Among the good news cited in the Housing Scorecard was data revealing that:

Regional price stabilization has fueled optimism that conditions are improving. Real estate prices fell off a cliff — and the sharp downward trend continued for 30 straight months. That trend has reversed itself and prices are now stable. There is increasing optimism in multiple sectors that the stabilizing prices will continue improving, and that in the near future prices will begin to rise.

Modifications are twice as prevalent as foreclosures. While stories of rampant foreclosures continue to make the rounds on major media outlets, one of the untold stories has been the relative success enjoyed by participants in mortgage modification, loss mitigation and early intervention programs.

Housing counseling is working. Homeowners facing uncertain financial futures have more than just unpaid mortgages. Other credit obligations have many of them stretched to the limit — and 4.2 million have received HUD-approved counseling since April 2009.

HAMP modification program improvements are streamlining the process for eligible homeowners. While the speed with which modifications can be completed has slowed considerably, program improvements are locating more eligible homeowners, which is improving the effectiveness of the program.

While the numbers show stabilization and improvements in the real estate market, there are still hundreds of thousands of homeowners who owe more on their homes than the properties are worth. This is a compelling reason to be cautious about the future of real estate in the near term because recent history has shown that homeowners left with very few options will do what they believe is in their best interest — regardless of the ramifications those decisions might have for the national real estate market.

Ready or Not, “Fundamental Change” Coming to Mortgage Markets

Treasury Secretary Timothy Geithner is convinced the mortgage markets are broken – and he has ideas on how they should be fixed. Instead of incremental change, Geithner has laid out what he believes are “fundamental” changes that will improve the market and ensure its solvency for the log term.

Although there are many opinions about what should be done, Geithner is trying to build consensus for the implementation of his plan to make mortgage credit available to the masses and support affordable housing initiatives. The Treasury Department recently hosted a housing conference with 12 panelists cherry-picked by the Treasury Department to discuss housing and to discuss the best ways to positively impact the housing market.

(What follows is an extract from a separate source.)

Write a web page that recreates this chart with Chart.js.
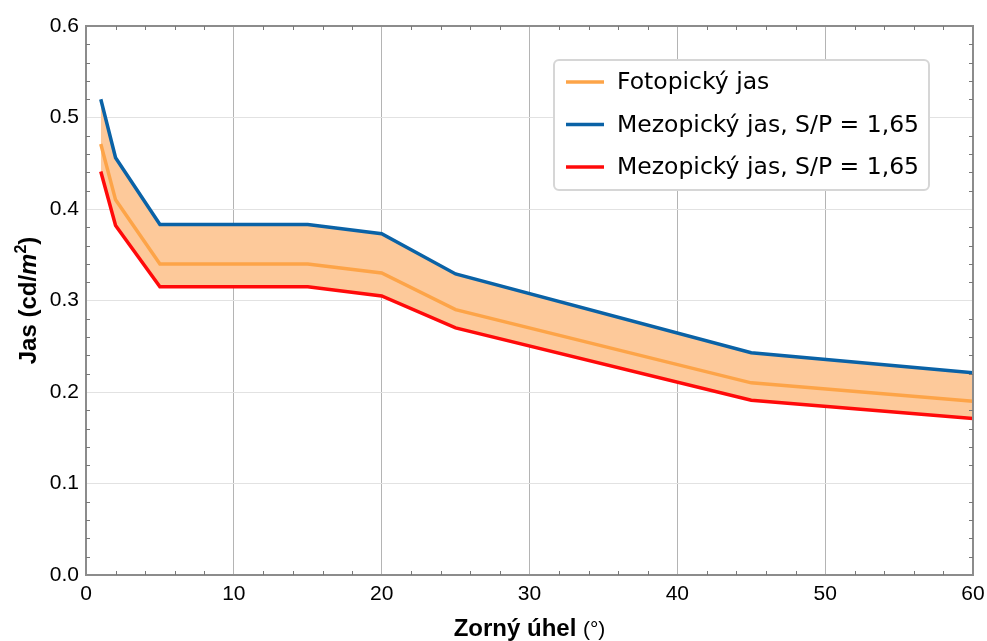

Some of the issues discussed include:

The proper role of government involvement in mortgages. Secretary Geithner and the panel seemed to agree on all major points, including the idea that the Federal government needs to be involved heavily in the mortgage industry. While the degree of agreement varied, all panelists are convinced that the government must be involved in mortgages and that – without government involvement – mortgage rates could be considerably higher than they are now.

What role – if any – second mortgages should play in housing. There’s little doubt that Geithner and his team are leading up to big changes in the way second mortgages work because second mortgages can allow homeowners to suck most of the equity out of a property, which leaves the homeowner in a precarious financial position.

The best way to support the growing number of renters. As more and more homeowners work through the foreclosure process, pressure is continuing to be exerted on the rental market. While rental housing is in reach of those with the financial means to pay market rent, lower-income Americans are often left with the choice between paying rent or purchasing other things they desperately need. The panelists focused on the best way to facilitate additional government involvement in this process to ensure that housing remains affordable for all.

Depending upon your political preference, Treasury Secretary Geithner and the panel are either discussing fundamental changes to the housing market to guarantee its long-term health – or are considering changing a system that has worked fairly well for a very long time.

Only the passage of time can determine which is right.